The FDA's top vaccine regulator said Monday that the U.S. maintains a stockpile of vaccines targeting avian flu.

“There are actually vaccines licensed in the United States for H5N1, and there are stockpiles where we believe that, if we needed to, they would be reasonably good matches," Dr. Peter Marks said at the World Vaccine Congress in Washington.

Whether the federal government would activate more production of those countermeasures depends on how the situation unfolds, Marks indicated."Just because of being on edge from Covid, there are a lot of people looking at what’s going on here, and there’s probably a pretty low threshold to pull the trigger here," he said. "This is one case we’re a little luckier because it’s a pathogen that we know. We know what this is and what we have in the freezer, so to speak. We have a little bit of a leg up on at least getting started.”

But Dr. Luciana Borio, a former FDA official, questioned the vaccines' potency. The shots' two-dose regimen, which the FDA approved in 2007, produced antibody levels expected to reduce the risk of getting avian flu by 45 percent.

“I'm not as confident as Dr. Marks," she said after his remarks.

There is also concern about potential cow-to-cow spread in Idaho. State veterinarian Scott Leibsle told POLITICO that cows from an Idaho dairy tested positive for avian influenza a few weeks after a shipment of Texas cattle arrived in early March from a facility with avian influenza cases.

“The coincidence of timing is just too coincidental to say well, the shipment of cattle came up from an affected facility in Texas and then two weeks later we saw it in some other cattle,” Leibsle said. “That just doesn’t make any sense.”

The FDA said it is not aware of milk or food products from symptomatic cows entering interstate commerce. The three government agencies said there is “no concern about the safety of the commercial milk supply” because of pasteurization — which heats milk to a temperature that would kill the virus.

But Rick Bright, who led the Biomedical Advanced Research and Development Authority and raised alarm about the Trump administration’s early response to the Covid-19 pandemic, said he is not comforted by those assurances.

“They would have to do a lot of testing before I would drink milk from one of these farms at this point,” Bright said.

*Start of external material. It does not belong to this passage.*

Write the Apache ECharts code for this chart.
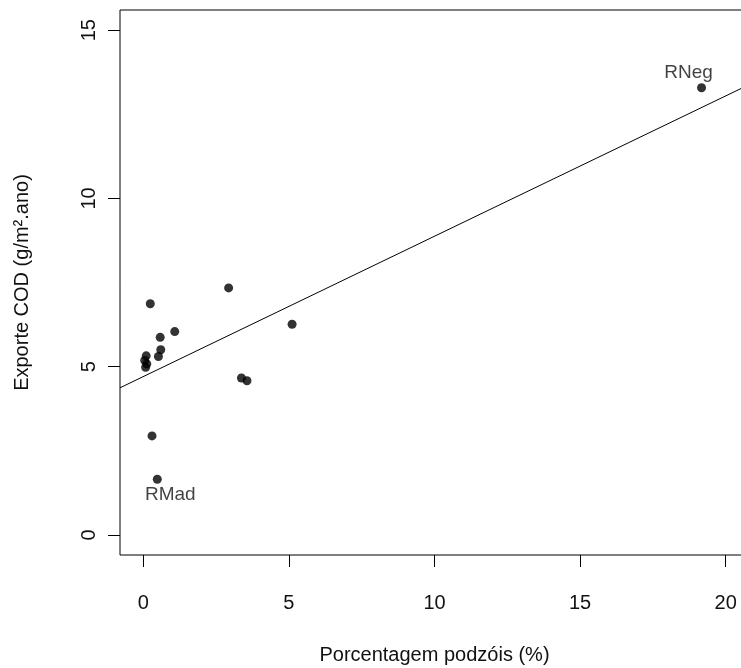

Caitlin Rivers, an epidemiologist at the Johns Hopkins Center for Health Security, said it will be crucial to get a better understanding whether the virus is changing in a way that makes it more adaptable to spread among humans.

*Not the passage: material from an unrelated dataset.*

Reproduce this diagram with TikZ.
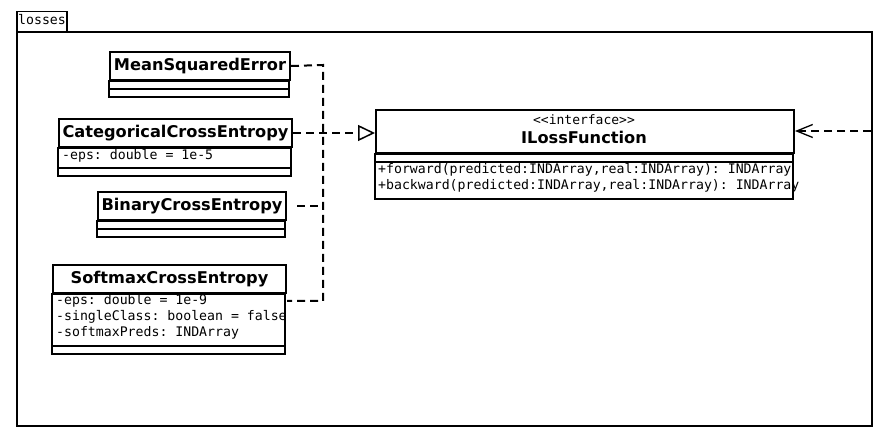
\documentclass[tikz,border=0pt]{standalone}
\usepackage{fontspec}
\setmainfont{DejaVu Sans}
\setmonofont{DejaVu Sans Mono}
\usetikzlibrary{arrows.meta}
\tikzset{
	umlline/.style={line width=2pt},
	classtitle/.style={draw,umlline,anchor=north west,inner sep=0pt,font=\bfseries\fontsize{16.2}{19}\selectfont},
	attr/.style={anchor=base west,inner sep=0pt,font=\ttfamily\fontsize{13.2}{16}\selectfont},
	stereo/.style={anchor=base,inner sep=0pt,font=\ttfamily\fontsize{13}{16}\selectfont},
	dep/.style={umlline,dash pattern=on 8pt off 5pt},
}
\begin{document}
\begin{tikzpicture}[x=1pt,y=-1pt]
		\useasboundingbox (0,0) rectangle (879,438);
		% package
		\node[draw,line width=1.5pt,anchor=north west,minimum width=50pt,minimum height=20pt] (tab) at (16,11) {};
		\node[attr] (tabtext) at (18,25) {losses};
		\node[draw,umlline,anchor=north west,minimum width=855pt,minimum height=394pt] (pkg) at (16,31) {};
		% MeanSquaredError
		\node[classtitle,minimum width=180pt,minimum height=28pt] (mse) at (109,51) {MeanSquaredError};
		\draw[umlline] (mse.south west) rectangle ++(180,8) rectangle ++(-180,8);
		% CategoricalCrossEntropy
		\node[classtitle,minimum width=233pt,minimum height=28pt] (cce) at (58,118) {CategoricalCrossEntropy};
		\draw[umlline] (cce.south west) rectangle ++(233,20) rectangle ++(-233,8);
		\node[attr] at (62,160) {-eps: double = 1e-5};
		% BinaryCrossEntropy
		\node[classtitle,minimum width=188pt,minimum height=28pt] (bce) at (97,191) {BinaryCrossEntropy};
		\draw[umlline] (bce.south west) rectangle ++(188,8) rectangle ++(-188,8);
		% SoftmaxCrossEntropy
		\node[classtitle,minimum width=233pt,minimum height=28pt] (sce) at (52,264) {SoftmaxCrossEntropy};
		\draw[umlline] (sce.south west) rectangle ++(233,52) rectangle ++(-233,8);
		\node[attr] at (56,305) {-eps: double = 1e-9};
		\node[attr] at (56,321) {-singleClass: boolean = false};
		\node[attr] at (56,337) {-softmaxPreds: INDArray};
		% ILossFunction
		\node[classtitle,minimum width=418pt,minimum height=43pt] (ilf) at (375,109) {};
		\node[stereo] at (584,125) {<<interface>>};
		\node[anchor=base,inner sep=0pt,font=\bfseries\fontsize{16.2}{19}\selectfont] at (584,144) {ILossFunction};
		\draw[umlline] (ilf.south west) rectangle ++(418,8) rectangle ++(-418,37);
		\node[attr] at (378,174) {+forward(predicted:INDArray,real:INDArray): INDArray};
		\node[attr] at (378,190) {+backward(predicted:INDArray,real:INDArray): INDArray};
		% realizations
		\coordinate (bustop) at (323,65);
		\coordinate (busbot) at (323,301);
		\draw[dep] (mse.east) -- (bustop) -- (busbot) -- (busbot -| sce.east);
		\draw[dep] ([xshift=10pt]bce.east) -- (bce.east -| bustop);
		\draw[dep,-{Triangle[open,length=17pt,width=16pt,line width=1.5pt]}] (cce.east) -- (cce.east -| ilf.west);
		\coordinate (ext) at (871,131);
		\draw[dep,-{Straight Barb[length=16pt,width=13pt,line width=1.3pt]}] (ext) -- (ext -| ilf.east);
\end{tikzpicture}
\end{document}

“I don't necessarily suspect that to be the case because I don't think cows are particularly like humans in that way,” said Rivers, who was a founding associate director of the CDC’s Center for Forecasting and Outbreak Analytics. “But any time the epidemiology of a virus changes it makes me listen more closely.”

Bright cautioned that highly pathogenic avian influenza “does not always translate to the same level of disease” in people and mammals as birds, though he and other experts warn the potential impact is far from certain.

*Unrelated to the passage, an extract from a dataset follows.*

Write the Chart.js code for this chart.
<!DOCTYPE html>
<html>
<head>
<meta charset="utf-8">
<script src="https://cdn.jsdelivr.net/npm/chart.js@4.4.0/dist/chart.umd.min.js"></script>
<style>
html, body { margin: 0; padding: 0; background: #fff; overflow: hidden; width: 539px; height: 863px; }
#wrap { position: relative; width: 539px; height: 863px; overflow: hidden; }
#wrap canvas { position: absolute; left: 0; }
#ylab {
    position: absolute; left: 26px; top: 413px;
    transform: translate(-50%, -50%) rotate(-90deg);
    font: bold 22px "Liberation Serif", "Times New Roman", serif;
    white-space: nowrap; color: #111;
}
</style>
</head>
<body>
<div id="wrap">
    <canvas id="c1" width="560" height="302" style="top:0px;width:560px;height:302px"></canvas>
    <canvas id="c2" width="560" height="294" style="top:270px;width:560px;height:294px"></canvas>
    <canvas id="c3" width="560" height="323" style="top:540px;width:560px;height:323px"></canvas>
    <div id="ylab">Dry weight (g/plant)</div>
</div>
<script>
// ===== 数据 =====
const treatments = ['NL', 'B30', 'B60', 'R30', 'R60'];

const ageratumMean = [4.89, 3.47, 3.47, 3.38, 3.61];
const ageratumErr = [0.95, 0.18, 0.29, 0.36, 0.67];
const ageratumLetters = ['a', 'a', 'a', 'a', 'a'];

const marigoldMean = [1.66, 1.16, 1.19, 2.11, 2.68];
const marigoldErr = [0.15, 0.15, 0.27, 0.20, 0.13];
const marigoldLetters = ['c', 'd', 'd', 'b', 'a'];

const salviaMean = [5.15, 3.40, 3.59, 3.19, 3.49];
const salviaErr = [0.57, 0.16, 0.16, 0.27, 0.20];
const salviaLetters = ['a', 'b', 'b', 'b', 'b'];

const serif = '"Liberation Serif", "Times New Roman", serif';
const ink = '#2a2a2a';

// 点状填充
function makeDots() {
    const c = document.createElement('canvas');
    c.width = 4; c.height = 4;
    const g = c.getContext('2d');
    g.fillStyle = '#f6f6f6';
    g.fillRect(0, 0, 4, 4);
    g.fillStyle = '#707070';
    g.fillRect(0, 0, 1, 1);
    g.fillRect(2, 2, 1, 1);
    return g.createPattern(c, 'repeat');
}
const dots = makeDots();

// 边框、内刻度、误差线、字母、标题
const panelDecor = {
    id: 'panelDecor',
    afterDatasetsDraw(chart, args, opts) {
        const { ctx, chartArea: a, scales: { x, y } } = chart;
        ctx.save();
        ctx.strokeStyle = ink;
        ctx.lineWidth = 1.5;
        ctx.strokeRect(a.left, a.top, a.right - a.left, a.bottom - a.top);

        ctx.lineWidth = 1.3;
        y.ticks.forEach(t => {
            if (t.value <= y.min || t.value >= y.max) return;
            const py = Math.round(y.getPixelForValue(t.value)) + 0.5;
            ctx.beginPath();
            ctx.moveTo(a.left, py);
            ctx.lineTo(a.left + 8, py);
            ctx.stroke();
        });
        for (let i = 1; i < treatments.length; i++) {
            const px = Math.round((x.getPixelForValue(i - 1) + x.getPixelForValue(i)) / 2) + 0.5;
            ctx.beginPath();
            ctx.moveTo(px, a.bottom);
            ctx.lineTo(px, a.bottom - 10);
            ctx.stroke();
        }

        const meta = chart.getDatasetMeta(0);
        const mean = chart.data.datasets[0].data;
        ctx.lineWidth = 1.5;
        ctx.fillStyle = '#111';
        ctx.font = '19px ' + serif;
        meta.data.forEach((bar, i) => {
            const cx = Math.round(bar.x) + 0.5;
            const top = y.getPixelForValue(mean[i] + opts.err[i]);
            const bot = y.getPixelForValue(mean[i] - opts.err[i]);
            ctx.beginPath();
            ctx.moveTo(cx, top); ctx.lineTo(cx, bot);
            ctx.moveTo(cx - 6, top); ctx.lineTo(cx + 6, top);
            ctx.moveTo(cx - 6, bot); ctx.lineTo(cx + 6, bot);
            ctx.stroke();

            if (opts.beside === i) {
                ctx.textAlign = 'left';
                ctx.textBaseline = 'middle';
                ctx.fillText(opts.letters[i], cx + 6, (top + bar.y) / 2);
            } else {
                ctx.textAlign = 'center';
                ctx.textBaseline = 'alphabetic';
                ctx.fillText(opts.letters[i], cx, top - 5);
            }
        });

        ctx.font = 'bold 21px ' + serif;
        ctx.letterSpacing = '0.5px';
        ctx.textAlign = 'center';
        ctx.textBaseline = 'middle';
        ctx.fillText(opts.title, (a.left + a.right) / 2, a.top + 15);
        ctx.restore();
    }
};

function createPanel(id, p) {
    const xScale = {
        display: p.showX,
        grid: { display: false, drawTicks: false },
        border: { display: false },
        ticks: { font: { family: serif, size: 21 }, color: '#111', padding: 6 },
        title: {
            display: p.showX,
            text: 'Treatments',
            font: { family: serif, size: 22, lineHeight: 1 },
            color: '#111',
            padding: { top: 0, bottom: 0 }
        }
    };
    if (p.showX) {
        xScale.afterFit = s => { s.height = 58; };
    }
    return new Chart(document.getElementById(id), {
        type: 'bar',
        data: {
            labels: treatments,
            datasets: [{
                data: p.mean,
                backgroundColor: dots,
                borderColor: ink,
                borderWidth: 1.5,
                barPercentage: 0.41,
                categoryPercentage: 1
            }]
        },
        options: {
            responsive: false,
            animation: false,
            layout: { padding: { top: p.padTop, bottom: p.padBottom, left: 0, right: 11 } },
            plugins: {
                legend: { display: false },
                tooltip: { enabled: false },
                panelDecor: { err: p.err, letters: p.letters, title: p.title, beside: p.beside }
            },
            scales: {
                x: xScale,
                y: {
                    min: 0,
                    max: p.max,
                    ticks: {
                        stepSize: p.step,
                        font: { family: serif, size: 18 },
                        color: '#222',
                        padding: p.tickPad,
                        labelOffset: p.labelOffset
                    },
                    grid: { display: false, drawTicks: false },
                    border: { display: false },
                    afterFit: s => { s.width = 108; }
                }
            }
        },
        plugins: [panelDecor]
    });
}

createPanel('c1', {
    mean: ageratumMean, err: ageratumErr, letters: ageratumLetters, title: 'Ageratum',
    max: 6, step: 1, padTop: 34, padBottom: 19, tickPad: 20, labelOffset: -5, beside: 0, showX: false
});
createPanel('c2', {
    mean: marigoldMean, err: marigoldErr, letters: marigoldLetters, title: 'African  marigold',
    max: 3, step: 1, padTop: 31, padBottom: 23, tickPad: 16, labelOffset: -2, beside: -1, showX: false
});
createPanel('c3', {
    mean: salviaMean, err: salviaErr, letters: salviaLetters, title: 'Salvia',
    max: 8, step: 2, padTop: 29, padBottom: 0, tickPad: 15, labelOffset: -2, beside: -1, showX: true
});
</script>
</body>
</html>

The increasing prevalence of avian influenza in cows means that human surveillance in farmworkers and dairy workers should be bolstered, according to Association of Public Health Laboratories CEO Scott Becker.

“The bigger picture is that this virus is not cooling off,” said Jennifer Nuzzo, director of the Pandemic Center at the Brown University School of Public Health. “We've been worrying about this virus for 20 years, more than 20 years. And in the last year, it has really been remarkable in how far across the globe it has been spreading, and how many species it's been affecting.”

Stacey Schultz-Cherry, an expert in animal influenza at St. Jude Children's Research Hospital, said the infections in cows are the first time avian influenza has been found in the animal.

“There does seem to be more spillover into these different animal species that we've never really thought about before, especially with avian influenza viruses,” Schultz-Cherry said.

Lauren Gardner contributed to this report.

CORRECTION: An earlier version of this story, relying on a mistaken press release from the USDA, misidentified a state where cows were infected.